I have learned THE MOST FROM a few friends and my simply amazing and godly husband who stood by and with me during the last couple of years. Years which has been the most painful, confusing and traumatizing of my life. One of these friends put it well when they said they feel like they have been sitting silently in an open grave with me for the past year. It takes an amazing human being and committed follower of Jesus to simply choose to sit in an open grave with someone while they grieve and rage and weep and question everything about their faith walk without condemning or offering up unwanted and usually unhelpful advise. These friends and my husband and kids did not try to talk me out of my pain, explain the unexplainable or divert me from the process of working this out with Jesus and on His time-table. They were not ashamed nor were they embarrassed by my emotional pain, mental anguish or spiritual oppression. They didn’t shame me when I demanded answers from God by telling me my faith was weak and I “Just needed to trust God in this.” I knew that! But I still wanted answers. I still wanted God to speak into the pain and give it meaning. But, amazing friends and family that they are, they also gently and firmly held me accountable to my thoughts, feelings, actions and behaviors.

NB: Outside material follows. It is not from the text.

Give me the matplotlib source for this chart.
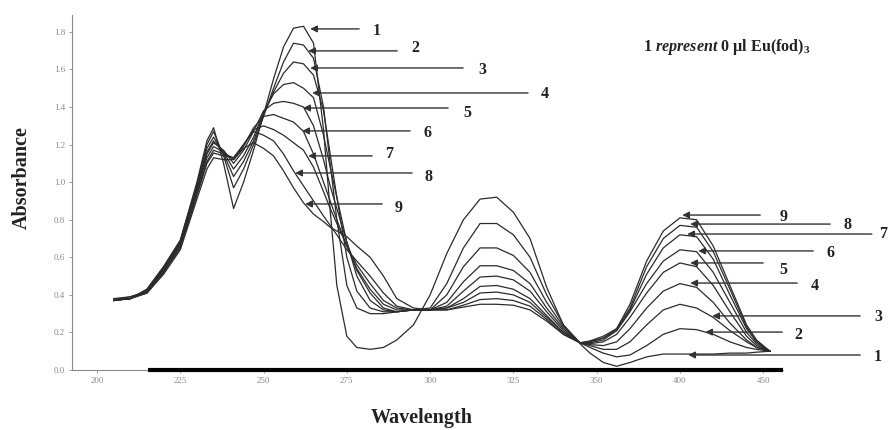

Sometimes the best way to help another person in pain is to simply be selfless enough to sit in an open grave with them and help them hang on to the hem of Jesus’ robe. The best way to help another person in pain is to acknowledge the pain and be the kind of long-term friend/pastor/spouse/parent/child/leader who will see you through all the way to the other side without once abandoning ship to save your own skin.
This experience has forever changed how I will serve and minister to the broken and hurting in life. I will still use the skill set and the gifts the Holy Spirit has given me to counsel and coach, but it comes from a totally different place with a renewed perspective and empathy like I have never had before. AND a deep respect for the gift of silence.
Finally, to those of you who sat with me in the grave
You know who you are and I would not be at this place of peace and joy without your quiet, humble, loving support. I am eternally and deeply grateful for you.